In 1886, Antonio de Padua y Saavedra, the count of Alcudia and Gestalgar, created a self-sufficient commune dubbed the Colony of Santa Eulalia. He based it on the Utopian Socialist movement in Europe, which had aimed to create autonomous towns as an alternative to the bigger cities they felt had been corrupted by the Industrial Revolution.
The colony, situated between the towns of Sax and Villena, operated completely self-sufficiently by growing, processing, and commercializing its own crops using an oil mill, flour factory, and alcohol factory. Besides a mansion for de Padua y Saavedra, who oversaw operations in the summer, Santa Eulalia featured housing for workers, many stores, a theater, a church, and a casino.

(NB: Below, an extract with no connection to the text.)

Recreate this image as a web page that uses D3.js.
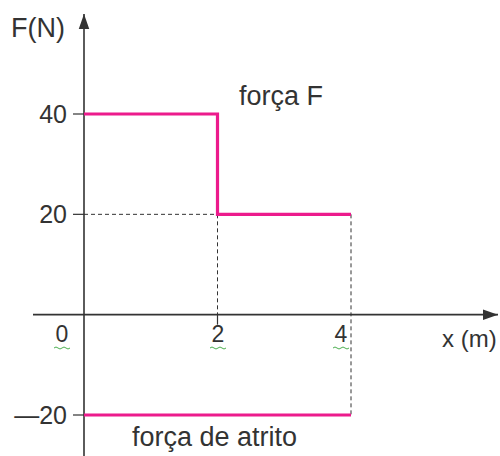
<!DOCTYPE html>
<html>
<head>
<meta charset="utf-8">
<script src="https://cdn.jsdelivr.net/npm/d3@7"></script>
<style>
  body { margin: 0; background: #fff; }
  text { font-family: 'Liberation Sans', Arial, sans-serif; fill: #333; }
</style>
</head>
<body>
<div id="chart"></div>
<script>
// data
const forceF = [[0, 40], [2, 40], [2, 20], [4, 20]]
const friction = [[0, -20], [4, -20]]
const yTicks = [40, 20, -20]
const xTicks = [0, 2, 4]

const width = 500
const height = 456

const svg = d3.select('#chart').append('svg')
  .attr('width', width)
  .attr('height', height)

const x = d3.scaleLinear().domain([0, 4]).range([84, 351])
const y = d3.scaleLinear().domain([-20, 40]).range([415, 114])

const pink = '#ec1b8c'
const ink = '#333'

svg.append('defs').append('marker')
  .attr('id', 'arrow')
  .attr('viewBox', '0 0 10 10')
  .attr('refX', 10).attr('refY', 5)
  .attr('markerWidth', 15).attr('markerHeight', 15)
  .attr('markerUnits', 'userSpaceOnUse')
  .attr('orient', 'auto')
  .append('path')
  .attr('d', 'M0,1.5 L10,5 L0,8.5 Z')
  .attr('fill', ink)

// dashed guides
const dashed = [
  [[0, 20], [2, 20]],
  [[2, 20], [2, 0]],
  [[4, 20], [4, -20]]
]
svg.selectAll('.guide')
  .data(dashed)
  .enter()
  .append('line')
  .attr('class', 'guide')
  .attr('x1', d => x(d[0][0]))
  .attr('y1', d => y(d[0][1]))
  .attr('x2', d => x(d[1][0]))
  .attr('y2', d => y(d[1][1]))
  .attr('stroke', ink)
  .attr('stroke-width', 1)
  .attr('stroke-dasharray', '4,3')

// axes
svg.append('line')
  .attr('x1', 33).attr('y1', y(0))
  .attr('x2', 498).attr('y2', y(0))
  .attr('stroke', ink).attr('stroke-width', 1.6)
  .attr('marker-end', 'url(#arrow)')

svg.append('line')
  .attr('x1', x(0)).attr('y1', height)
  .attr('x2', x(0)).attr('y2', 14)
  .attr('stroke', ink).attr('stroke-width', 1.6)
  .attr('marker-end', 'url(#arrow)')

// y ticks
svg.selectAll('.ytick')
  .data(yTicks)
  .enter()
  .append('line')
  .attr('x1', x(0) - 11).attr('x2', x(0))
  .attr('y1', d => y(d)).attr('y2', d => y(d))
  .attr('stroke', ink).attr('stroke-width', 1.2)

svg.selectAll('.ylabel')
  .data(yTicks)
  .enter()
  .append('text')
  .attr('x', 67)
  .attr('y', d => y(d) + 9)
  .attr('text-anchor', 'end')
  .attr('font-size', 25)
  .text(d => d < 0 ? '\u2014' + Math.abs(d) : d)

// x tick at 2
svg.append('line')
  .attr('x1', x(2)).attr('x2', x(2))
  .attr('y1', y(0)).attr('y2', y(0) + 10)
  .attr('stroke', ink).attr('stroke-width', 1.2)

const xLabelPos = { 0: 62, 2: 218, 4: 341 }
svg.selectAll('.xlabel')
  .data(xTicks)
  .enter()
  .append('text')
  .attr('x', d => xLabelPos[d])
  .attr('y', 342)
  .attr('text-anchor', 'middle')
  .attr('font-size', 23)
  .text(d => d)

// squiggly underlines
svg.selectAll('.squig')
  .data(xTicks)
  .enter()
  .append('path')
  .attr('d', d => {
    let x0 = xLabelPos[d] - 8
    let s = `M${x0},348`
    for (let i = 0; i < 4; i++) {
      s += ` q2,${i % 2 ? 2 : -2} 4,0`
    }
    return s
  })
  .attr('fill', 'none')
  .attr('stroke', '#4caf50')
  .attr('stroke-width', 1)

// force lines
const line = d3.line().x(d => x(d[0])).y(d => y(d[1]))

svg.append('path')
  .datum(forceF)
  .attr('d', line)
  .attr('fill', 'none')
  .attr('stroke', pink)
  .attr('stroke-width', 3.2)

svg.append('path')
  .datum(friction)
  .attr('d', line)
  .attr('fill', 'none')
  .attr('stroke', pink)
  .attr('stroke-width', 3.2)

// labels
svg.append('text').attr('x', 11).attr('y', 37).attr('font-size', 27).text('F(N)')
svg.append('text').attr('x', 442).attr('y', 347).attr('font-size', 24).text('x (m)')
svg.append('text').attr('x', 239).attr('y', 105).attr('font-size', 27).text('força F')
svg.append('text').attr('x', 132).attr('y', 446).attr('font-size', 27).text('força de atrito')
</script>
</body>
</html>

Thanks to its location on the railroad line from Madrid to Alicante, the colony enjoyed industrial notoriety until the 1930s, when the Spanish Civil War greatly affected its productivity. The town was almost entirely abandoned by 1940, but the mansion continued to host de Padua y Saavedra and his children into the 1960s, when the family couldn’t afford to maintain the mansion anymore. The surrounding area is a popular destination for tourists, but the colony, once a functioning utopia, sits abrading with time.
Before the town was featured on the local TV show called l’Alquería Blanca, many people were unaware of the history of Santa Eulalia. The program sparked interest in its conservation, and the local government officially declared it a “cultural interest” and promised a restoration program sometime in the future. There are a few restaurants and some houses where locals still live.
Update as of September 2019: Many of the previously accessible buildings have been taped or fenced off. However, the site is still worth a visit.